### Task to carry out
Keep to the lines from the line containing "Recreate this image" through the line containing "363,366,369,372,375,378,381,384,387,390,393,396,400];": copy them exactly and leave every picture out.
[start of Materials provided]
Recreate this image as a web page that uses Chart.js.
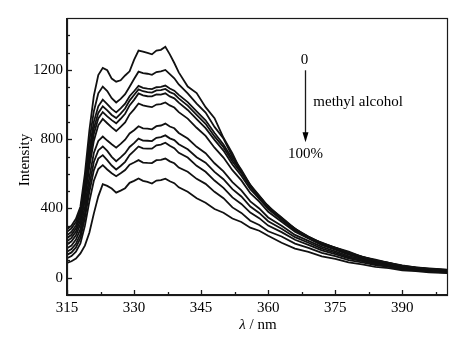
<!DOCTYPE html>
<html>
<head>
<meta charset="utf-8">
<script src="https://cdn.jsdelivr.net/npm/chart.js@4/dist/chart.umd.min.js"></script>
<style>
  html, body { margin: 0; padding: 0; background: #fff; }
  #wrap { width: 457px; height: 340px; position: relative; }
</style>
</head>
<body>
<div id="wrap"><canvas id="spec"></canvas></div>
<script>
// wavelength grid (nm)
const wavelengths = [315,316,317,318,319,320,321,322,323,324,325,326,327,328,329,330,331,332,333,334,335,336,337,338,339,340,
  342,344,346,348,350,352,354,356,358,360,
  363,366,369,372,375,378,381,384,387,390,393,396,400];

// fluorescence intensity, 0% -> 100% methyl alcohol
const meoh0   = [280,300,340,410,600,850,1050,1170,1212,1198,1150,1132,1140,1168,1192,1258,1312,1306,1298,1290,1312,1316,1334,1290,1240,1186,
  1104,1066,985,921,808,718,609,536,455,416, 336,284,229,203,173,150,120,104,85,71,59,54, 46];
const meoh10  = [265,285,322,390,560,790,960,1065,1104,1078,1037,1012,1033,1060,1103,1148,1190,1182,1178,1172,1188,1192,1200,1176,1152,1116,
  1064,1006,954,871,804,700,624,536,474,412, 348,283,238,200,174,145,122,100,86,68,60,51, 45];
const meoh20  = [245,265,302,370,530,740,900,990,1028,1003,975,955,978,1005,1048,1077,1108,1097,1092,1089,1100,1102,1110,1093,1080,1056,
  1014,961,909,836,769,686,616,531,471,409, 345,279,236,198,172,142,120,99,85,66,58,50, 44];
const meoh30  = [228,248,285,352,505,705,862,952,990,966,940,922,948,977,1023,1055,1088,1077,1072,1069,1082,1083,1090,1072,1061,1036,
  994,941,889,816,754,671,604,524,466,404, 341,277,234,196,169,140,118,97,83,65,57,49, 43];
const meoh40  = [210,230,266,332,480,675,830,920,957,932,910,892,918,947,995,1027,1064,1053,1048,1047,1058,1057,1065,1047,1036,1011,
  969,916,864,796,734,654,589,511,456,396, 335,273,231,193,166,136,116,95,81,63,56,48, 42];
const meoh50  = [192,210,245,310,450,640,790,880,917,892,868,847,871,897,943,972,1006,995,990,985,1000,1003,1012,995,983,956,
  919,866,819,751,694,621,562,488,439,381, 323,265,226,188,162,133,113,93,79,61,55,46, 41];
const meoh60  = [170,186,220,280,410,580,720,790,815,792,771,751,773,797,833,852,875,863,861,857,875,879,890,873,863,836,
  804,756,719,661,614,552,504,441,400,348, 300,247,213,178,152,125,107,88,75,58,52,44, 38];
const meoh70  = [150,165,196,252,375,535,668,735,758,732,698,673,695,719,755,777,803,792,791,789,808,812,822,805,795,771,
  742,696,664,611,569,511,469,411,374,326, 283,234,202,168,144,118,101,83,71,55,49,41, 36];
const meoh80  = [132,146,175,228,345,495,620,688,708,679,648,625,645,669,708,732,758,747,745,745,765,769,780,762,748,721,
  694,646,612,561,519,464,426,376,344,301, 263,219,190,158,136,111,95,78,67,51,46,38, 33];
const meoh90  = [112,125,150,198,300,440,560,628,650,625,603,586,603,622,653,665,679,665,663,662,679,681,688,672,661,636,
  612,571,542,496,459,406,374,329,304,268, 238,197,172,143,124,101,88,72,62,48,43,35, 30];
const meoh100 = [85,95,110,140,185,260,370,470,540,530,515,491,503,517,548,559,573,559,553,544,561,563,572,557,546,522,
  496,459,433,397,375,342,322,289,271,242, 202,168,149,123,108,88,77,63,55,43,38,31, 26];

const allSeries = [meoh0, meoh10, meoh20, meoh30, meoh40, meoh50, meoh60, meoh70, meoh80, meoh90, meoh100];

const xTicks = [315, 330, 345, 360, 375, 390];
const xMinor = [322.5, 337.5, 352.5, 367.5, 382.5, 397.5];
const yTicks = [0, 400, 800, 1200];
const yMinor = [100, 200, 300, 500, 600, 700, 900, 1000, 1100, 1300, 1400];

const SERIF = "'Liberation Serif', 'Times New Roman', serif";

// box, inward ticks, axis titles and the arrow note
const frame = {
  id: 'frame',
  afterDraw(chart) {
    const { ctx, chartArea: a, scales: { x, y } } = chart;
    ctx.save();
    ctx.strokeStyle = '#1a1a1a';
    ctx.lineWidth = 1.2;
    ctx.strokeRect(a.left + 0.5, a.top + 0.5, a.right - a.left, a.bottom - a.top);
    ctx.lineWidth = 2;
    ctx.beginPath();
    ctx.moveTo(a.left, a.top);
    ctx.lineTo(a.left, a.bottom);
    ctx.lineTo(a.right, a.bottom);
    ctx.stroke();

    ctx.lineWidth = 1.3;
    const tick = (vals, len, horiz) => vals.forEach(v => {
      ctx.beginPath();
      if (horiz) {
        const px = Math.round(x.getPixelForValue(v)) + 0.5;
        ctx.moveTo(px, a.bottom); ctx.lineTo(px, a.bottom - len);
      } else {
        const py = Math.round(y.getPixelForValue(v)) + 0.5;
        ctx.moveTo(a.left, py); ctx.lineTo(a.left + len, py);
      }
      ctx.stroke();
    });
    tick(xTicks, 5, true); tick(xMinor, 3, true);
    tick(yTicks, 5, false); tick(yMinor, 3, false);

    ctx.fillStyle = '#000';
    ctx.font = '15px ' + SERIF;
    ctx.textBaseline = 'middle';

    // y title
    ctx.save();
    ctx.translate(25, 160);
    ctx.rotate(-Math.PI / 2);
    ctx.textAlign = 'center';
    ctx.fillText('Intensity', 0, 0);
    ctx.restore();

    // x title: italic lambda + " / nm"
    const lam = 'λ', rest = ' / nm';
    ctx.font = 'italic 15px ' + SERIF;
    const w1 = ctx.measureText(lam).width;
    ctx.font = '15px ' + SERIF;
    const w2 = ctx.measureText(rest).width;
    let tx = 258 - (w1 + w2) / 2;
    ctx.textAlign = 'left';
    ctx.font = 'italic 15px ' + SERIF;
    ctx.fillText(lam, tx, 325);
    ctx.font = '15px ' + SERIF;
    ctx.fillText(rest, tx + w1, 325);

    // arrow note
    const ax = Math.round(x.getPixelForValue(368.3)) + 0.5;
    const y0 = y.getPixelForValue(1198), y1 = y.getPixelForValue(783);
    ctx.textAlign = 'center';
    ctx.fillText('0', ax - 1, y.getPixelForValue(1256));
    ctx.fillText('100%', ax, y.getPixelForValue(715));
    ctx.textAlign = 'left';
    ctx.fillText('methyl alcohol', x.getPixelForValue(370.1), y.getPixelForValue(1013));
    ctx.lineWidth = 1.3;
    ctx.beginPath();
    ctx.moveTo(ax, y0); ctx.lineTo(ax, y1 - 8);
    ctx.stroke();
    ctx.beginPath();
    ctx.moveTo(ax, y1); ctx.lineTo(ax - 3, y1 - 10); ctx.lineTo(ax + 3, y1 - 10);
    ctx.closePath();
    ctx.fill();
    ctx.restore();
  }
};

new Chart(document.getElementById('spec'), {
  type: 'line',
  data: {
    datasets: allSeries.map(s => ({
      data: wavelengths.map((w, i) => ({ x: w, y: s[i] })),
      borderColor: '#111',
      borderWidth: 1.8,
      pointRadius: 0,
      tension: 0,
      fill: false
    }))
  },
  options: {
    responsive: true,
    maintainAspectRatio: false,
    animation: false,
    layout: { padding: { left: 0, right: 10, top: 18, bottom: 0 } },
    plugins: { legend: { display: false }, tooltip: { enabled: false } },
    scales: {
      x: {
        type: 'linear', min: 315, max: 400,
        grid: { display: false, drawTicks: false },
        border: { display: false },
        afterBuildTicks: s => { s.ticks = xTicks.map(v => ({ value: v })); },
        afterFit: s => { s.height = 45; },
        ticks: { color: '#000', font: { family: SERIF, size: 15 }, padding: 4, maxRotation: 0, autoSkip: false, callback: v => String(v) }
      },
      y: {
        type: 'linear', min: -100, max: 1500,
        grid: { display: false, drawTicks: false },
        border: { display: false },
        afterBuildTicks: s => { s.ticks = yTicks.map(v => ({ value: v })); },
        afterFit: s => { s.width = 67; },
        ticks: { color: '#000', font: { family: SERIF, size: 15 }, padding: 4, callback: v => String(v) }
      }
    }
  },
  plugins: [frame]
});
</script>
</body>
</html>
[end of Materials provided]
[start of Materials provided]
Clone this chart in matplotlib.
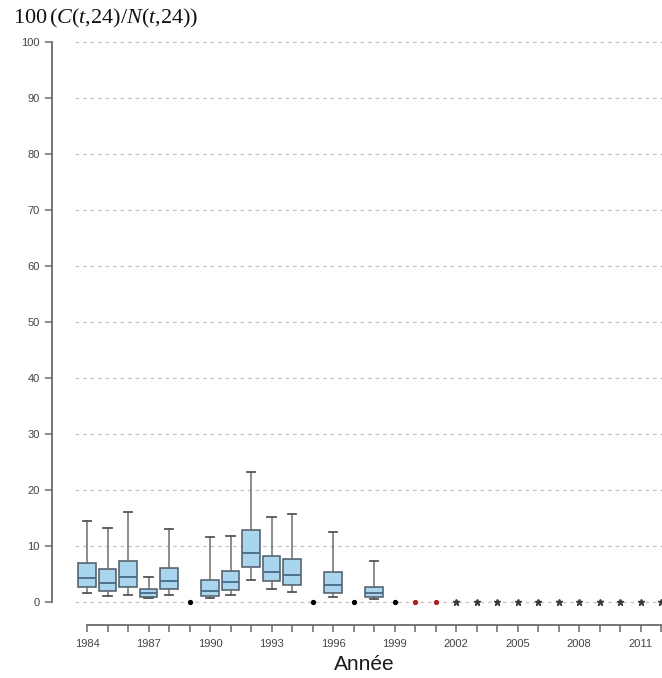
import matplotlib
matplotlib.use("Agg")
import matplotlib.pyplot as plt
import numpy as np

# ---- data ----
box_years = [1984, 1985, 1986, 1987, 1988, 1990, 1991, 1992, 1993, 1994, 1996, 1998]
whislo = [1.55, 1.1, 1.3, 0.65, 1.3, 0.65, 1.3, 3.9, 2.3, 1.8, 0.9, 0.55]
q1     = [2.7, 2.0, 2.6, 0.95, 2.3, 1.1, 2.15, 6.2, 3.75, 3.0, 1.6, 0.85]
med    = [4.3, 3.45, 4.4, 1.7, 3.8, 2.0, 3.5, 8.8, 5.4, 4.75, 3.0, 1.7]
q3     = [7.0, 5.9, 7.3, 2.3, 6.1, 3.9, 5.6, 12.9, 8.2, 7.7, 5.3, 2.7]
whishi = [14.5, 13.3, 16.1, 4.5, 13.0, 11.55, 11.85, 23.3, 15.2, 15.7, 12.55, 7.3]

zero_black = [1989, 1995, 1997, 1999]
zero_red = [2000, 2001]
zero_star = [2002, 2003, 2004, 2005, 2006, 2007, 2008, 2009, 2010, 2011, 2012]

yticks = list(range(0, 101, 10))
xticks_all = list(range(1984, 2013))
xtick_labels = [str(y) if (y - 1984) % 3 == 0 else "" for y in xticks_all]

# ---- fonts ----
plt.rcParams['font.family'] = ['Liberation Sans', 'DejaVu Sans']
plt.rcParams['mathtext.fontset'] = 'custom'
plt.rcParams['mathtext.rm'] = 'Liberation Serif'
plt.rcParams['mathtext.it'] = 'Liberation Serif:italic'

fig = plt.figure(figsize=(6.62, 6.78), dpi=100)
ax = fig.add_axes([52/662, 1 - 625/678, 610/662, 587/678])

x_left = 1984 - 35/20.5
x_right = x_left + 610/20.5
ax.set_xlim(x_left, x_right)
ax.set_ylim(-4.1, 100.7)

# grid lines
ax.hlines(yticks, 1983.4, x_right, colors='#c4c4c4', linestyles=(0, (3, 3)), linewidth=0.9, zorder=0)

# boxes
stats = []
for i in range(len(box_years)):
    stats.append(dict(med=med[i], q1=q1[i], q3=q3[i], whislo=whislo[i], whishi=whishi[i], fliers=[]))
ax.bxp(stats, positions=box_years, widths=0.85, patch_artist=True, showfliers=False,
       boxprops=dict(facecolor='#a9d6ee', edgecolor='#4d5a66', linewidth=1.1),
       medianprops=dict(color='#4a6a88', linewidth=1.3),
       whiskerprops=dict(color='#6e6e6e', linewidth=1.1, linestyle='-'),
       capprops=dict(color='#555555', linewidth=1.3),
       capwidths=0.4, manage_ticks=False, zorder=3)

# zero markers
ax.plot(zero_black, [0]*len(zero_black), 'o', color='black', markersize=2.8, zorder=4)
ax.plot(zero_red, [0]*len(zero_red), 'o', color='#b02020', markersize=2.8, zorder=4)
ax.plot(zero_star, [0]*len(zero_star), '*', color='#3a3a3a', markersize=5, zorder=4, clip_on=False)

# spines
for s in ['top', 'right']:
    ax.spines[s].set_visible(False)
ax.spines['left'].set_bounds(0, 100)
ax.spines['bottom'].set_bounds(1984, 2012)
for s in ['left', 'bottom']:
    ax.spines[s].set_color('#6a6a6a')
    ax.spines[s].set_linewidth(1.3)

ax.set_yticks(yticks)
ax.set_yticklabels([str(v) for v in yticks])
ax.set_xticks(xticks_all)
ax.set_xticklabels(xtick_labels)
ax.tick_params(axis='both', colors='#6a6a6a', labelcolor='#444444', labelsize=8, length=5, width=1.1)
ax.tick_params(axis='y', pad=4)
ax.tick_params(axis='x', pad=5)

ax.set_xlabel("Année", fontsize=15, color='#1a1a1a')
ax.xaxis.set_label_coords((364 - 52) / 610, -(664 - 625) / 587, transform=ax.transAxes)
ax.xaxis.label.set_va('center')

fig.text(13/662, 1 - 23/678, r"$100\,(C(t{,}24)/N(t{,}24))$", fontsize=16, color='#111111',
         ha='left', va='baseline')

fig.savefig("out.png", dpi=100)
[end of Materials provided]
### Exercise result
Recreate this image as a web page that uses Chart.js.
<!DOCTYPE html>
<html>
<head>
<meta charset="utf-8">
<script src="https://cdn.jsdelivr.net/npm/chart.js@4/dist/chart.umd.min.js"></script>
<style>
  html, body { margin: 0; padding: 0; background: #fff; }
  #wrap { width: 457px; height: 340px; position: relative; }
</style>
</head>
<body>
<div id="wrap"><canvas id="spec"></canvas></div>
<script>
// wavelength grid (nm)
const wavelengths = [315,316,317,318,319,320,321,322,323,324,325,326,327,328,329,330,331,332,333,334,335,336,337,338,339,340,
  342,344,346,348,350,352,354,356,358,360,
  363,366,369,372,375,378,381,384,387,390,393,396,400];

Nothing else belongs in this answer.